Here's my newest creation!  With this painting you have a front row seat to the action.  The model in this is a cowgirl in northeast Colorado who loves horses, is a professional barrel racer, and works from the back of a horse.  She truly has a front row seat to the action....and that includes all kinds as working with livestock brings lots of variety...at times dangerous and at times humorous.  She has a zest for life and this is what I wanted to portray.

Tuesday, January 21, 2014

Wrestling and Art

 
(Sketch of my son Elijah in the black hat and his friend Kelton)       

     Watching steer wrestling or similar activities to get an unwilling animal to cooperate with human intentions can be humorous.  But for the individual involved, frustration and lots of struggle can go into accomplishing the successful end result.  

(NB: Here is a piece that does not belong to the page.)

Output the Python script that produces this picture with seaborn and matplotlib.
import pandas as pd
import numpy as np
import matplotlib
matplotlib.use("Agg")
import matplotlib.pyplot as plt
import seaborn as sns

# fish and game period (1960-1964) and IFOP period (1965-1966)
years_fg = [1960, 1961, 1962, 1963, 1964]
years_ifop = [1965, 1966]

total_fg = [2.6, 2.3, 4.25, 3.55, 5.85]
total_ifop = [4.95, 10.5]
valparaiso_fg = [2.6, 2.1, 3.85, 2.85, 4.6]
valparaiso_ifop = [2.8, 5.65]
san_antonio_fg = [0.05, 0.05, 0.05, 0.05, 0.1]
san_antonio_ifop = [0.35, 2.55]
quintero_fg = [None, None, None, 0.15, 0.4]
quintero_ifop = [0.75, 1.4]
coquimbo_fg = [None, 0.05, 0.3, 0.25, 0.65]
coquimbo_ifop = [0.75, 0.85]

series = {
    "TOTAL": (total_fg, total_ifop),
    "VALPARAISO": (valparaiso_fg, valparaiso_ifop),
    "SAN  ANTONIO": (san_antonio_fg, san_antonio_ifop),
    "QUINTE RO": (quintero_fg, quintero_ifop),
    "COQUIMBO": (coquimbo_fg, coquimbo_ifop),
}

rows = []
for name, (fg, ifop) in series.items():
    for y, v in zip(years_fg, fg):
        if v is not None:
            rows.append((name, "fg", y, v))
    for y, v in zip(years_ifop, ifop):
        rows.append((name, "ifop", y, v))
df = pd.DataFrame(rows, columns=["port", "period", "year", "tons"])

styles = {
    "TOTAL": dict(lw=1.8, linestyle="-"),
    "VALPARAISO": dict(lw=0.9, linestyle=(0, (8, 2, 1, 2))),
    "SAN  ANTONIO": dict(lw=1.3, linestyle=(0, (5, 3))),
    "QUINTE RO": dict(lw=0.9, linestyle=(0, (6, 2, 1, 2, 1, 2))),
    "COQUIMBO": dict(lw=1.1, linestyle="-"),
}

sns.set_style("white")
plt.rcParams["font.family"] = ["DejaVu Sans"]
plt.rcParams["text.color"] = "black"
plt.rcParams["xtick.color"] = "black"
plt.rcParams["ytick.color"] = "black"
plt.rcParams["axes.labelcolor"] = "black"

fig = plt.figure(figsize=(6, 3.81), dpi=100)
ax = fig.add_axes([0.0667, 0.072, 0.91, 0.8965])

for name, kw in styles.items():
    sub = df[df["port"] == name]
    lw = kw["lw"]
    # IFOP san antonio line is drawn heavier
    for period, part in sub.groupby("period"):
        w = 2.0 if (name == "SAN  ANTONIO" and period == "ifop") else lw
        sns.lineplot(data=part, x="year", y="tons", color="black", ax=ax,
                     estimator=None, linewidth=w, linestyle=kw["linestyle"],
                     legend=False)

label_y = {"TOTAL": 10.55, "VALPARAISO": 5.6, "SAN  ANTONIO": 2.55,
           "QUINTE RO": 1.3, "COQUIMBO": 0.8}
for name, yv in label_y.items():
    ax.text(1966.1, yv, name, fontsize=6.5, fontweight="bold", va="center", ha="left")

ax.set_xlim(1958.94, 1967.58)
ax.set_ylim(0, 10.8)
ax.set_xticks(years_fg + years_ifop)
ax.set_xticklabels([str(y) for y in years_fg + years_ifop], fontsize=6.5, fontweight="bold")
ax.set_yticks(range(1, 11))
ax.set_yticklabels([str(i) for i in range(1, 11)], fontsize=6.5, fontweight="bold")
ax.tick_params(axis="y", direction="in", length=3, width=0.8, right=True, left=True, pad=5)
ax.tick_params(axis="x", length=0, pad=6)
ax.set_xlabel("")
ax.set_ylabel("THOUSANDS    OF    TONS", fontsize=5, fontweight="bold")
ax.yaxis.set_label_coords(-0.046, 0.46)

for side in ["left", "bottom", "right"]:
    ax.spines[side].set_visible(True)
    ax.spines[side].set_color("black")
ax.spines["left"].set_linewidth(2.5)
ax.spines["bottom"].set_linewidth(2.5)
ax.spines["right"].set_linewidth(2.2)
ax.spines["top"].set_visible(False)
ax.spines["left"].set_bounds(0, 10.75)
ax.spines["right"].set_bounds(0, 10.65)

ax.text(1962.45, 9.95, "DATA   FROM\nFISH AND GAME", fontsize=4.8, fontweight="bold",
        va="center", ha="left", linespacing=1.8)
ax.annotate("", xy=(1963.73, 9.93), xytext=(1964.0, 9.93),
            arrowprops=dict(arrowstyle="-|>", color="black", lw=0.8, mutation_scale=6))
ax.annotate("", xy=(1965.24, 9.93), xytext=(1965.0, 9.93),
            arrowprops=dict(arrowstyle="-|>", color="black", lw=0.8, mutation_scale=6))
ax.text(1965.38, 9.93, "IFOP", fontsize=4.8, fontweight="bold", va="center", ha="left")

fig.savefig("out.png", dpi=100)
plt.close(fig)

     I find similar correlations from steer wrestling to the making of art.  How does that break down?  Well, at first, excitement to begin a new piece drives the selection of composition, size, preparation of panel board with gesso, painting a neutral color wash over the whole painting, and then laying in the sketch.  Next comes the first strokes of color here and there around the composition.  Things are still going great!  But......then you start to get a sense that the colors aren't working together well. You are not sure exactly what to change.  So you muck around in the paints trying to figure out just what color will correct the balance.  You resort to your color theory books.  You may call an artist friend.  You check out Youtube videos on the topic.  You may visit the local art museum or galleries for reference.  You pray.  Sometimes for me this can go on much longer than I have patience.  But that is what develops perseverance.

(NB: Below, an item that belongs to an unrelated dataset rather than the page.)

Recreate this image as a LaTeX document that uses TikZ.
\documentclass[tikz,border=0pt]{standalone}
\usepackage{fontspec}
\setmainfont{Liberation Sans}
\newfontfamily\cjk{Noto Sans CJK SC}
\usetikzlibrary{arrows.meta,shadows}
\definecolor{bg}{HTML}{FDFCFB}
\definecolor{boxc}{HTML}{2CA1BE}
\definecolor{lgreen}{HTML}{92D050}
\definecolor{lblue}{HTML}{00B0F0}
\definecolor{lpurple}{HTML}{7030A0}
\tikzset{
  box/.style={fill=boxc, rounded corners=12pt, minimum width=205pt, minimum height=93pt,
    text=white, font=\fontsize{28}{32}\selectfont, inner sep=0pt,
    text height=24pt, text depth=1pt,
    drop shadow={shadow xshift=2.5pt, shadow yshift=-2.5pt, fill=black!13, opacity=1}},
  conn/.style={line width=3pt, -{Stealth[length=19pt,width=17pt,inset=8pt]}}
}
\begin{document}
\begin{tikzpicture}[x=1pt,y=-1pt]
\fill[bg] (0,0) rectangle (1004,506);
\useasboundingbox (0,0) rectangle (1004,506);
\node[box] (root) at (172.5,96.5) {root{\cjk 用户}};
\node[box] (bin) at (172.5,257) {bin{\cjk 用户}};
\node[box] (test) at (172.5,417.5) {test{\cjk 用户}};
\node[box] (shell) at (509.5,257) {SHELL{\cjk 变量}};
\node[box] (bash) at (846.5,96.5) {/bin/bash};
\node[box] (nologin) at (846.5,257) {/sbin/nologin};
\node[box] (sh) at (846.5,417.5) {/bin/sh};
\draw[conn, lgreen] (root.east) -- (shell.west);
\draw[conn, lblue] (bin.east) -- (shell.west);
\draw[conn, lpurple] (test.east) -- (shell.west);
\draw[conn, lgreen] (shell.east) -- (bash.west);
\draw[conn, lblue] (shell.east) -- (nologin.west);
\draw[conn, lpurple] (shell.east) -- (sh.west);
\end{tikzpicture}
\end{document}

    There are no shortcuts to learning or improving your skill set.  You just keep picking up the brush and working away at it, wrestling with it, until at last color harmony starts to emerge from the composition.  You feel like "maybe"  the problem is solved.  Somehow it all comes together in the end to be at least a respectable piece of art.  But wow...the process isn't always easy and can be quite discouraging.  You sense you have really wrestled with that piece of art.  To wrestle means to contend by grappling with and striving with something, to engage in a determined struggle.  And that is where art reflects life!  We engage often in a determined struggle with a variety of issues and problems that come into our lives.  What do you do?  Along with other good choices, you keep "picking up the brush and painting".  You take the NEXT right step...incremental as that might be.  Ultimately the "painting" of your life will be complete and every color will matter to the whole.  

     I love the story from Aesop's Fables about the rabbit and the turtle.  More on that in another blog perhaps, but the point is "steady at it wins the race".  So whatever it may be for you in your life, keep on wrestling!

Monday, January 13, 2014

Oooops......!

     If you have ever hiked in the beautiful Rocky Mountains or some other similar terrain, you probably know what about scree.  For those of you who prefer staying at sea level, here's what scree is.  It is a mass of small loose stones that form or cover a slope on a mountain.  I experienced the "joy" of scree while attempting to climb Long's Peak in Colorado one August day.  If you have the misfortune of slipping on a large patch of scree, you are at the mercy of the pebbly landslide until your downward descent looses steam at a leveling off area.  Then comes the tricky, slippery-slide ascent with several more smaller descents tucked in just for "fun".

      Here comes the metaphor....life has many opportunities to experience scree in our work, health, relationships, and plans.  And I experience my share of them in creating artwork.  Understatement!  Here's a fresh example.  Last week I worked on a small watercolor painting of a dog and adhered it to a piece of wood as a backing.  After the drying and varnishing process, I discovered to my dismay that some of the adhesive buckled and wasn't going to be fixable.  This had happened on more than one painting.  So I ended up ripping the dog painting off the wood mount and took two smaller pieces of plain watercolor paper and tried a different adhesive as a test.  I decided to have some fun with it despite the messed up painting and getting the papers even glued crooked under the weight I used to press down on the painting.  This botched up project will be my own little reminder hanging here in my studio.  So here it is...

     And here is a peek at the dog watercolor painting before it got pulled up.  It was going to be titled "Keeping a Rein on Things".  I may go ahead and develop this one into a larger work down the road.  In the meantime, watch your step around the scree!


Thursday, January 9, 2014

Polar Vortexes, Art, and the Soul

     What do polar vortexes, art, and the soul have do with each other, you ask?  Plenty....if you think in metaphors!  Let's give it some shape here.  How do you describe polar vortexes?  Try severe, extreme cold.  Hunkering down under blankets, inside parkas to keep warm.  Major discomfort in getting out and about.  Starkness and restriction of normal activities.  What about art, then?  How do you describe art?  As that which nourishes, uplifts, transports, changes your perspective, feeds your soul?  Finally, what about soul?  Is it that part of being human that feels, responds morally and emotionally to beauty, truth, life, and death, and that is eternal?

                                                          
    Loveland, CO Ranch
                                                                         8" x 10" oil
                                                                       Bonnie Patterson

     Okay, now link them all together in this aspect metaphorically.  As in daily life, so in our life experiences polar vortexes bear down on our souls...cold, frigid, undesired.  How does your soul deal with them and come out better for wear?  That is where art can step in and play a part to redirect your emotions, console grief, give perspective, divert focus, and inspire anew...whether it be music, theater, movies, literature, dance, a painting, or sculpture.  That is the power of art!  And polar vortexes are not permanent....the weather will change.  The sunshine will come and it will be June once again.  

     But right now it is still January and I'm excitedly preparing for a 6 week art class I'll be teaching in South Omaha with youngsters.  Since the 2014 Winter Olympics are in February, our theme is learning to draw sports action figures.  We will be following what is happening in the Sochi Olympics and having fun putting our interpretations of the human form in motion down on paper.  The class will be patterned along athletic training modes of drawing warmups, coaching instruction, implementing new knowledge in workouts, and then wrapping things up in a cooldown of reviewing main points and cleaning up.  All finishers will receive a a medal!  

     For those of you in Colorado, why not include a visit to the Coor's National Western Art Show at the Denver Stock Show this month?!  I have always been inspired during the winter blues with a feast for the eyes by wonderful western artists at that event.  All the best in this New Year to you!